Greatbatch executives said the restructuring would save the company about $7 million to $7.7 million a year, partly by eliminating positions that will become redundant by merging the business units. The company has been increasing its focus in recent years on developing its own line of medical devices, as well as more complex systems, rather than individual components.

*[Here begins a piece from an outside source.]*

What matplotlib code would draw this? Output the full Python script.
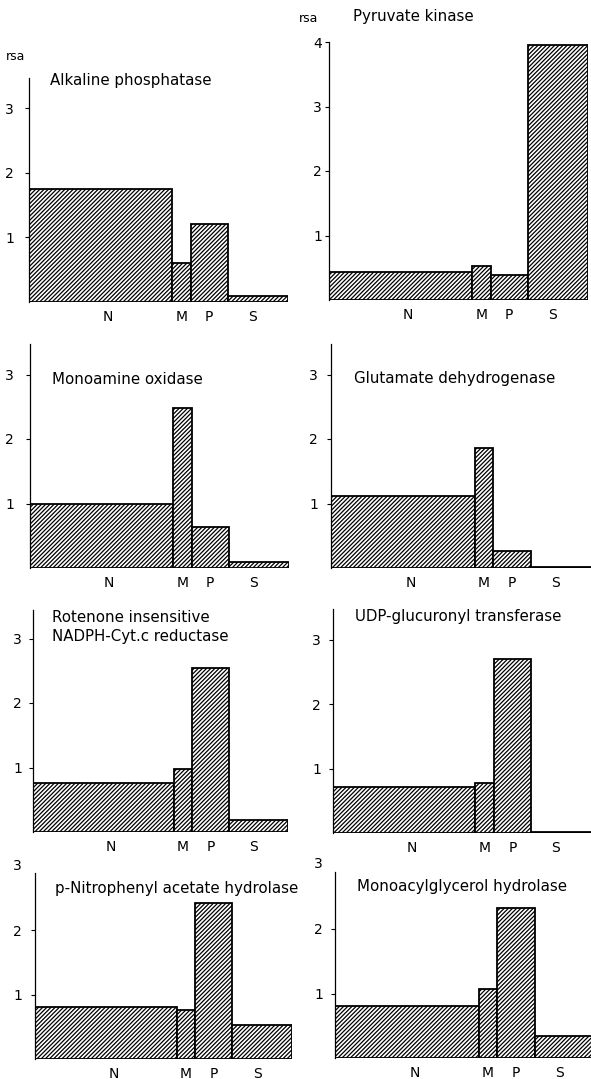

The medical products unit generates about 88 percent of the company’s revenues.

“It’s a unified Greatbatch now,” said Christopher F. Knospe, a company spokesman. “It’s a way for us to focus on our commercialization opportunities and our future growth.”

While Knospe said the company has not yet determined how many jobs would be eliminated through the restructuring, Greatbatch said in a filing with the Securities and Exchange Commission that it expects to pay $2.9 million to $3.2 million in severance and termination benefits to employees who lose their jobs because of the realignment.

This could mean that job losses would involve a few dozen positions across Greatbatch’s operations, which include about 650 positions at its facilities in Clarence and Alden, and about 3,300 jobs nationwide.

Greatbatch executives said the restructuring will help make the company more profitable, prompting the firm to hike its earnings forecast for this year to between $2 and $2.05 per share, after adjusting for one-time expenses. That’s up from its previous guidance of $1.90 to $2 per share. Analysts were expecting Greatbatch’s adjusted earnings per share to reach $1.96 this year.

Those earnings forecasts, however, do not include the $4.2 million to $5 million that the restructuring is expected to cost the company this year, including an estimated $1.3 million to $1.8 million for travel, recruiting and relocation expenses.

Knospe said that none of the company’s high-ranking executives are expected to move to the company’s year-old headquarters in suburban Dallas as a result of the realignment.

As part of the restructuring, Greatbatch named Dallas-based Mauricio Arellano, who had been president of the company’s medical business, to a new post as executive vice president of global operations. Susan M. Bratton, who ran Greatbatch’s commercial battery business in Massachusetts, will become the company’s executive vice president for business development.